Latest study shows that your mind can play tricks on you. And if you happen to be asthmatic, this is a dangerous thing.

A research study exposed 17 asthmatics to a nonirritating, harmless odor. Eight participants were told the odor was therapeutic, and nine were told it was harmful and could cause respiratory issues. After the odor exposures, participants rated intensity, irritancy and annoyance, and the researchers measured how well their lungs functioned and the amount of airway inflammation.

Airway inflammation increased significantly in those who believed the odor was harmful. The levels of inflammation stayed higher than normal for 24 hours. These participants also rated the odor as more irritating and annoying.

"Introducing a negative bias led to a rapid change in airway inflammation," said senior author Pamela Dalton, Ph.D., cognitive psychologist at the Monell Center where the study was conducted. Dalton was most surprised by how long the inflammation lasted -- up to 24 hours later. She explained that the increased inflammation probably increases sensitivity to other triggers. 

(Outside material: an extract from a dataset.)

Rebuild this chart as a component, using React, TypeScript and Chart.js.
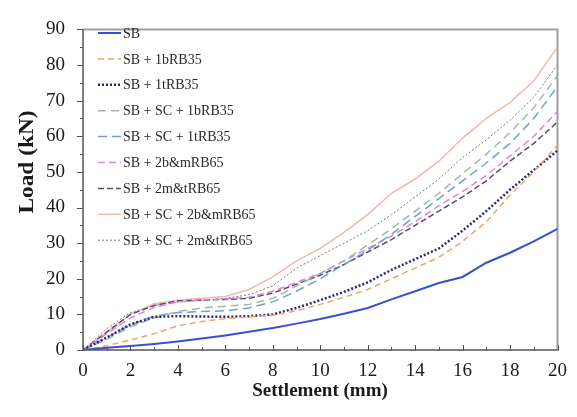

Even more surprising was that the participants who believed the odor to be therapeutic exhibited no increase in airway inflammation. Individuals within the "therapeutic" group who said they were highly sensitive to many odors didn't exhibit increased inflammation either, surprising researchers.

The study's results suggest that some of the asthmatic responses to fragrances actually occur because the person expects harm.

"It's not just what you smell, but also what you think you smell," said Cristina Jaén, Ph.D. and lead study author.

Asthma has no cure, so people with the disease must know how to manage and control it and avoid attacks. Health organizations offer extensive lists of odors that can trigger attacks, possibly putting asthmatics on edge around many scents and fragrances. As this study suggests, it may be possible that being too anxious around odors could cause more harm than good.

The study was published in the Journal of Psychosomatic Research. The odor used in the study was phenylethyl alcohol, a "rose-smelling," "pure" scent with no physiological harmful properties.

The authors of the study hope to conduct future research to understand the exact processes behind how the brain's expectations lead to inflammation. They are also interested in whether or not the reverse of this process is possible.

"Can we improve health outcomes by reducing concern or fear in a disease where emotional arousal is counter-productive?" Dalton and colleagues wonder and aim to find out.